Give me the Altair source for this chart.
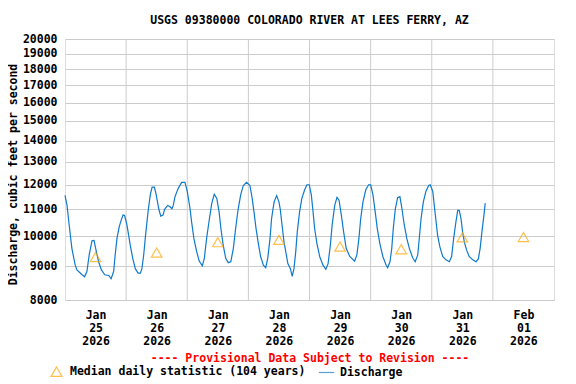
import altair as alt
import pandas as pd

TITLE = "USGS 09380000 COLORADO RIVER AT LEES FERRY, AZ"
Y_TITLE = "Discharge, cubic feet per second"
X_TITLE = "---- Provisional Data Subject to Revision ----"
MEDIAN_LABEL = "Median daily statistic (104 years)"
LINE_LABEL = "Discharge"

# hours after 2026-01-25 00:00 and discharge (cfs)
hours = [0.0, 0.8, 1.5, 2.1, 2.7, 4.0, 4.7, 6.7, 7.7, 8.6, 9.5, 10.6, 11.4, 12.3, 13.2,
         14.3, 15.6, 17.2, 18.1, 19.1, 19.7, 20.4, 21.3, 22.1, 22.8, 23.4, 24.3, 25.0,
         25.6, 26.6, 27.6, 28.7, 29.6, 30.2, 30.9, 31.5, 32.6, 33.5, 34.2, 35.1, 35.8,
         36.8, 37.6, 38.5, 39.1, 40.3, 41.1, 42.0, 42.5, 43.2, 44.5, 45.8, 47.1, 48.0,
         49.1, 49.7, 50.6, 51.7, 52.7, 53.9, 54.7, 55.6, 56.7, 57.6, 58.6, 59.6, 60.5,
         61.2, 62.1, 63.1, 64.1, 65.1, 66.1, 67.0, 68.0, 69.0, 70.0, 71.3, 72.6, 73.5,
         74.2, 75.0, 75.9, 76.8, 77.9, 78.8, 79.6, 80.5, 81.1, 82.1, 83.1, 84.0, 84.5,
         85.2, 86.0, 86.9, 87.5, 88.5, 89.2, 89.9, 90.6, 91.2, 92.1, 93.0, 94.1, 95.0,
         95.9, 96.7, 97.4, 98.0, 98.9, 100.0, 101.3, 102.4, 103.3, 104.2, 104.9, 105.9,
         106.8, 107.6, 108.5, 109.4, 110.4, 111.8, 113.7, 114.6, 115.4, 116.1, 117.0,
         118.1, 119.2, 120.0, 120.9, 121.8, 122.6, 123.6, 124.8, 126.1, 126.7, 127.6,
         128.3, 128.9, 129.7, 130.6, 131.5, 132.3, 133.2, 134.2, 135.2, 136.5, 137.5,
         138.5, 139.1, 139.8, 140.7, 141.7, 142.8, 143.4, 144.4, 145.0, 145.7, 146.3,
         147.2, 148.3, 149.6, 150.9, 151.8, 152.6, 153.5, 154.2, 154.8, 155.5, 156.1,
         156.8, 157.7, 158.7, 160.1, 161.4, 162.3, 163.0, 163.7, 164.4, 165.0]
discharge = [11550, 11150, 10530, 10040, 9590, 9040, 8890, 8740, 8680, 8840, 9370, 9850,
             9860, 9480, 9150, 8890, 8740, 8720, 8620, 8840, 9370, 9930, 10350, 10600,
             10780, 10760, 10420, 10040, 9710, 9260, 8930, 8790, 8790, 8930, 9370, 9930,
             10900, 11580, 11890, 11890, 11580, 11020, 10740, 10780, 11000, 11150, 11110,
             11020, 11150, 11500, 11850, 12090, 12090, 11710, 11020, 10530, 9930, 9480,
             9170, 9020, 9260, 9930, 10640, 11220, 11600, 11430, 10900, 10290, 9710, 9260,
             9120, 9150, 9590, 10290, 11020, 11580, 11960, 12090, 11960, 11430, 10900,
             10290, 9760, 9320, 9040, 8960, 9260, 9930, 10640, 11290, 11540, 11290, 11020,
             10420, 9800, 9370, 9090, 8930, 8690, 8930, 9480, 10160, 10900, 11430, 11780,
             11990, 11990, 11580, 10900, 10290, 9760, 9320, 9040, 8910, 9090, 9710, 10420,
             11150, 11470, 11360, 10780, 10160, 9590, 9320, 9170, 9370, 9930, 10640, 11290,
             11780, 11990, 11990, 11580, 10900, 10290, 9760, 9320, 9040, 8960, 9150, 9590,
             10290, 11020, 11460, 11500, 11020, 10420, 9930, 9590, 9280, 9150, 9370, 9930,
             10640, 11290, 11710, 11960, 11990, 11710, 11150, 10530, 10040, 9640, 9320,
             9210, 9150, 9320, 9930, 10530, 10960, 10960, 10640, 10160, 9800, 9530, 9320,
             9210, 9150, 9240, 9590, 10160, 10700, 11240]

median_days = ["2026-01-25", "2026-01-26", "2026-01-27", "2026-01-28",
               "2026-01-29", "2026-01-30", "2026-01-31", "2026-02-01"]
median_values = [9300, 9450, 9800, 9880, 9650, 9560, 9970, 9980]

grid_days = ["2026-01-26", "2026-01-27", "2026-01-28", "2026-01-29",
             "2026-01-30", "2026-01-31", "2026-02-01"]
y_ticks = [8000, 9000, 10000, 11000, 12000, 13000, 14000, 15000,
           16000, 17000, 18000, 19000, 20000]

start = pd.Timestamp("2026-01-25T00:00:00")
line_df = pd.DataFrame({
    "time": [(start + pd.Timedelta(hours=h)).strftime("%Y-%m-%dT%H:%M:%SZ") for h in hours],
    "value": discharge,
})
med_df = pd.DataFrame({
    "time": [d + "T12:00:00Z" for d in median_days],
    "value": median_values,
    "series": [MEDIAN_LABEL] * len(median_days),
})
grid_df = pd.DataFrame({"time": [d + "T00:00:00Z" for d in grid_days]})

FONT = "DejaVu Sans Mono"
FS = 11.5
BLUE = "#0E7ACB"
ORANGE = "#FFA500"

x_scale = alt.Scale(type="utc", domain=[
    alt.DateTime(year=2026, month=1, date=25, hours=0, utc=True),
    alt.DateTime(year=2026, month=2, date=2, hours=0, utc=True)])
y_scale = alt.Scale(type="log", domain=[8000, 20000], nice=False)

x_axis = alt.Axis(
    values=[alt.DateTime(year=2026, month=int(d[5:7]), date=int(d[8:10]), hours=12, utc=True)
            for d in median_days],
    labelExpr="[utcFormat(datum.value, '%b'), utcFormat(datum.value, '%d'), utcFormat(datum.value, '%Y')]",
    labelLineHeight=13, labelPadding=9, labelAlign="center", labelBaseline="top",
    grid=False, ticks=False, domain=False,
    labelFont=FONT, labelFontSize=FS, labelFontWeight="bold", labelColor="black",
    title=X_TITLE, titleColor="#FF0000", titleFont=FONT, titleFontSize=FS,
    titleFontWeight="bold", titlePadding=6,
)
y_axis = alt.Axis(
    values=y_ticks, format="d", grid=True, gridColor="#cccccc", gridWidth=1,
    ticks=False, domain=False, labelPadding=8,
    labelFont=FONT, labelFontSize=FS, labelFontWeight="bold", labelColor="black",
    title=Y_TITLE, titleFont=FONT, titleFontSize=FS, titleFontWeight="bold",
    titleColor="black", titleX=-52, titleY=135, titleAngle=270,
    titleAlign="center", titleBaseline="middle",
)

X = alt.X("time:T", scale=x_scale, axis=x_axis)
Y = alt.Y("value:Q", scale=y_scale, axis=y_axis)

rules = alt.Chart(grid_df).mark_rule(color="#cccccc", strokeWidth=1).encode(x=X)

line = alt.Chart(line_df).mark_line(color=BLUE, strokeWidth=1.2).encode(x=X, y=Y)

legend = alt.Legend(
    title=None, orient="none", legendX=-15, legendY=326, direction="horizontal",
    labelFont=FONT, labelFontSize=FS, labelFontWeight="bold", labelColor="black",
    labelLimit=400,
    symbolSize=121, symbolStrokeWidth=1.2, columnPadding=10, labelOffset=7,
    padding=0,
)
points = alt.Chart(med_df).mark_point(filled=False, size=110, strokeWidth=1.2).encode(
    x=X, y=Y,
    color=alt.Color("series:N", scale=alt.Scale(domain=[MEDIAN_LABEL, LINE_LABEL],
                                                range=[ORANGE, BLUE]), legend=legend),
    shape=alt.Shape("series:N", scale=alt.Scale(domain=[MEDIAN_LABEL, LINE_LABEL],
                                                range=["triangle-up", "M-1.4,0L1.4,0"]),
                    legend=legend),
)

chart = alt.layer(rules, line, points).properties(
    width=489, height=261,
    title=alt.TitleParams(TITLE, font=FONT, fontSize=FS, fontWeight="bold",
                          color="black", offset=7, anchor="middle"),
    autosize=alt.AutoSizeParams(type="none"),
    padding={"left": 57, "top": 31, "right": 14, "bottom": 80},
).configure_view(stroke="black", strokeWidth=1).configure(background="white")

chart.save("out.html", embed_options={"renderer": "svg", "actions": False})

Your goal.
Every line from the top of the material above through the line with "import pandas as pd" should be duplicated exactly, please; leave out the pictures.

Written answer.
Give me the Altair source for this chart.
import altair as alt
import pandas as pd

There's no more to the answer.